• GIVEN REQUEST: An exact copy of all the data is required, with pictures left out.

• DATA LINES:
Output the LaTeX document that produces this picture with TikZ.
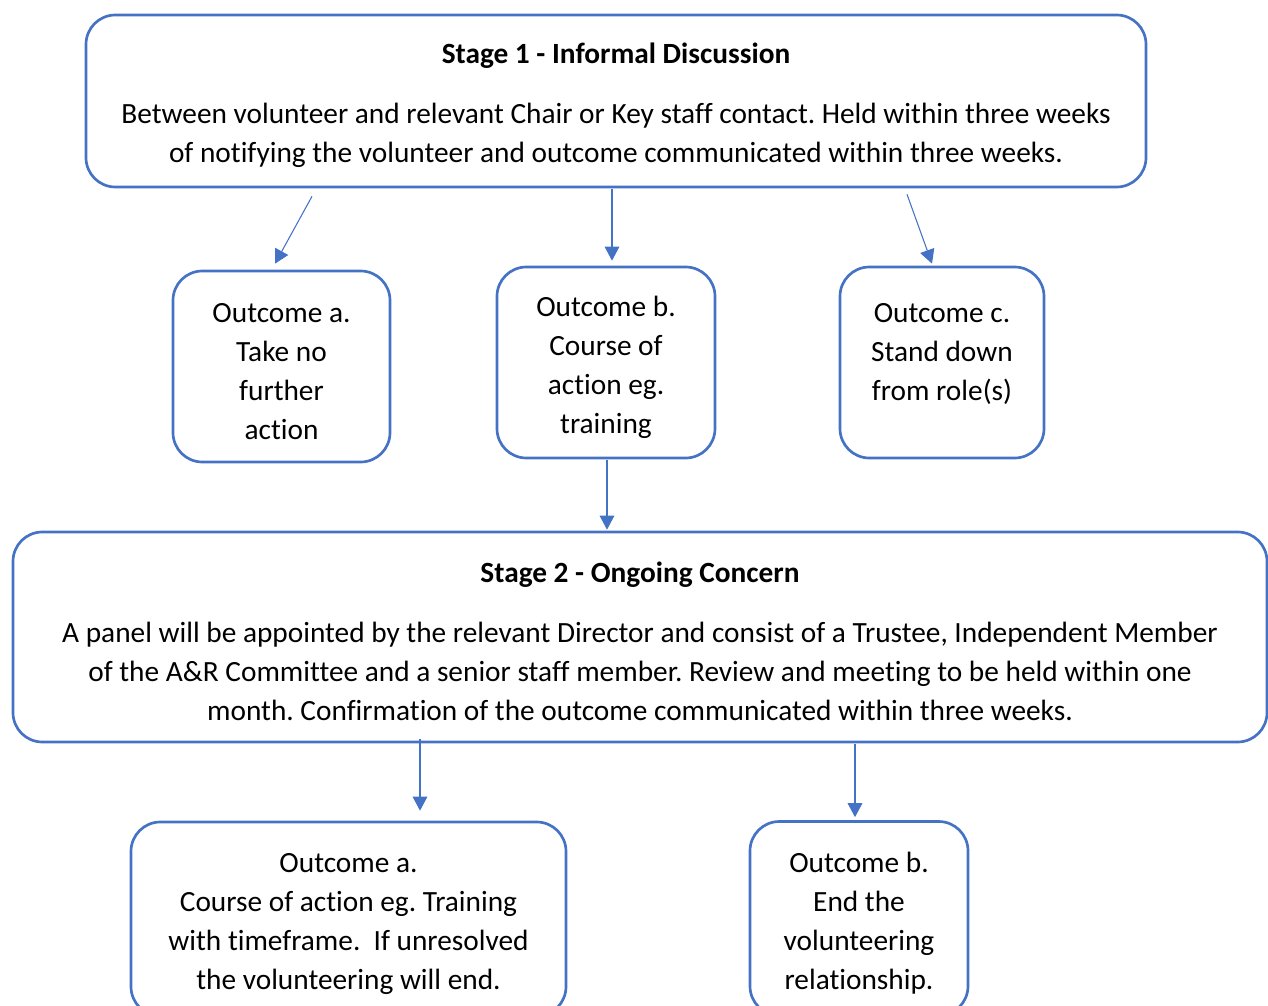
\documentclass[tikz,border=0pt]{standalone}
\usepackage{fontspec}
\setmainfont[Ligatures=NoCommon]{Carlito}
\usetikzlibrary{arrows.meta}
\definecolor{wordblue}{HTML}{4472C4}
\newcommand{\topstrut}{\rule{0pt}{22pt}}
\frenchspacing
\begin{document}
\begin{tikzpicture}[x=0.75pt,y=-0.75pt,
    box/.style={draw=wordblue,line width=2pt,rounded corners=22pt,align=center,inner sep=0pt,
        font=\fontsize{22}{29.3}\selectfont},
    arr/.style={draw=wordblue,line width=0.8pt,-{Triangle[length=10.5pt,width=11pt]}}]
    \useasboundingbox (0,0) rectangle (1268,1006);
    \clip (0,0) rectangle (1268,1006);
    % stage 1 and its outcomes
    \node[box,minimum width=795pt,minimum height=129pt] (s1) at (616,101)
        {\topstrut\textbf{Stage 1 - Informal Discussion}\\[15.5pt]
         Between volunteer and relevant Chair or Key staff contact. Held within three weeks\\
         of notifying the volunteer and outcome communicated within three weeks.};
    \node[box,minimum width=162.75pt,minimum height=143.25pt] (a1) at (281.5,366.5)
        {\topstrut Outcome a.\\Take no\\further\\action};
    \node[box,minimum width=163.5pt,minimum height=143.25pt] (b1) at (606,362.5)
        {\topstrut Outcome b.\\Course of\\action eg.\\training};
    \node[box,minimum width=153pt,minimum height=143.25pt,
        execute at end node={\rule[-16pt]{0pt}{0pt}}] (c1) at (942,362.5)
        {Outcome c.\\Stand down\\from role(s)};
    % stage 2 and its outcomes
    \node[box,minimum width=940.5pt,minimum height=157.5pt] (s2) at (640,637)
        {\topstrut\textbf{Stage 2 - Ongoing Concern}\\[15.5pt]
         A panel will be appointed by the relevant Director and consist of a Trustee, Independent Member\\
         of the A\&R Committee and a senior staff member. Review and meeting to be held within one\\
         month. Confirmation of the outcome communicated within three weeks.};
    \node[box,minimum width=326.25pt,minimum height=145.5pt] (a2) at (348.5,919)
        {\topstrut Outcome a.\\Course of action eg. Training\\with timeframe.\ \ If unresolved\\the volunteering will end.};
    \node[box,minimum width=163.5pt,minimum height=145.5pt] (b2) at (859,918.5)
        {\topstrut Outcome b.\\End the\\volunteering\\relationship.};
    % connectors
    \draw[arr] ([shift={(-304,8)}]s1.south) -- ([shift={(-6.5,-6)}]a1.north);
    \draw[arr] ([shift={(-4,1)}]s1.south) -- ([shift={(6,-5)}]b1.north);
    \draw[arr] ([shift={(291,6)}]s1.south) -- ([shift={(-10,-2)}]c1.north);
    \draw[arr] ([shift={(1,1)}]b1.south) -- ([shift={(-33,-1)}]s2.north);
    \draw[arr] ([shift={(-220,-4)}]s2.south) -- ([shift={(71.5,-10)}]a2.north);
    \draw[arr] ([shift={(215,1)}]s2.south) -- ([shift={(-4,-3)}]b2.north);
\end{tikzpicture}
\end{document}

• RESPONSE TO THIS TASK:
Output the LaTeX document that produces this picture with TikZ.
\documentclass[tikz,border=0pt]{standalone}
\usepackage{fontspec}
\setmainfont[Ligatures=NoCommon]{Carlito}
\usetikzlibrary{arrows.meta}
\definecolor{wordblue}{HTML}{4472C4}
\newcommand{\topstrut}{\rule{0pt}{22pt}}
\frenchspacing
\begin{document}
\begin{tikzpicture}[x=0.75pt,y=-0.75pt,
    box/.style={draw=wordblue,line width=2pt,rounded corners=22pt,align=center,inner sep=0pt,
        font=\fontsize{22}{29.3}\selectfont},
    arr/.style={draw=wordblue,line width=0.8pt,-{Triangle[length=10.5pt,width=11pt]}}]
    \useasboundingbox (0,0) rectangle (1268,1006);
    \clip (0,0) rectangle (1268,1006);
    % stage 1 and its outcomes
    \node[box,minimum width=795pt,minimum height=129pt] (s1) at (616,101)
        {\topstrut\textbf{Stage 1 - Informal Discussion}\\[15.5pt]
         Between volunteer and relevant Chair or Key staff contact. Held within three weeks\\
         of notifying the volunteer and outcome communicated within three weeks.};
    \node[box,minimum width=162.75pt,minimum height=143.25pt] (a1) at (281.5,366.5)
        {\topstrut Outcome a.\\Take no\\further\\action};
    \node[box,minimum width=163.5pt,minimum height=143.25pt] (b1) at (606,362.5)
        {\topstrut Outcome b.\\Course of\\action eg.\\training};
    \node[box,minimum width=153pt,minimum height=143.25pt,
        execute at end node={\rule[-16pt]{0pt}{0pt}}] (c1) at (942,362.5)
        {Outcome c.\\Stand down\\from role(s)};
    % stage 2 and its outcomes
    \node[box,minimum width=940.5pt,minimum height=157.5pt] (s2) at (640,637)
        {\topstrut\textbf{Stage 2 - Ongoing Concern}\\[15.5pt]
         A panel will be appointed by the relevant Director and consist of a Trustee, Independent Member\\
         of the A\&R Committee and a senior staff member. Review and meeting to be held within one\\
         month. Confirmation of the outcome communicated within three weeks.};
    \node[box,minimum width=326.25pt,minimum height=145.5pt] (a2) at (348.5,919)
        {\topstrut Outcome a.\\Course of action eg. Training\\with timeframe.\ \ If unresolved\\the volunteering will end.};
    \node[box,minimum width=163.5pt,minimum height=145.5pt] (b2) at (859,918.5)
        {\topstrut Outcome b.\\End the\\volunteering\\relationship.};
    % connectors
    \draw[arr] ([shift={(-304,8)}]s1.south) -- ([shift={(-6.5,-6)}]a1.north);
    \draw[arr] ([shift={(-4,1)}]s1.south) -- ([shift={(6,-5)}]b1.north);
    \draw[arr] ([shift={(291,6)}]s1.south) -- ([shift={(-10,-2)}]c1.north);
    \draw[arr] ([shift={(1,1)}]b1.south) -- ([shift={(-33,-1)}]s2.north);
    \draw[arr] ([shift={(-220,-4)}]s2.south) -- ([shift={(71.5,-10)}]a2.north);
    \draw[arr] ([shift={(215,1)}]s2.south) -- ([shift={(-4,-3)}]b2.north);
\end{tikzpicture}
\end{document}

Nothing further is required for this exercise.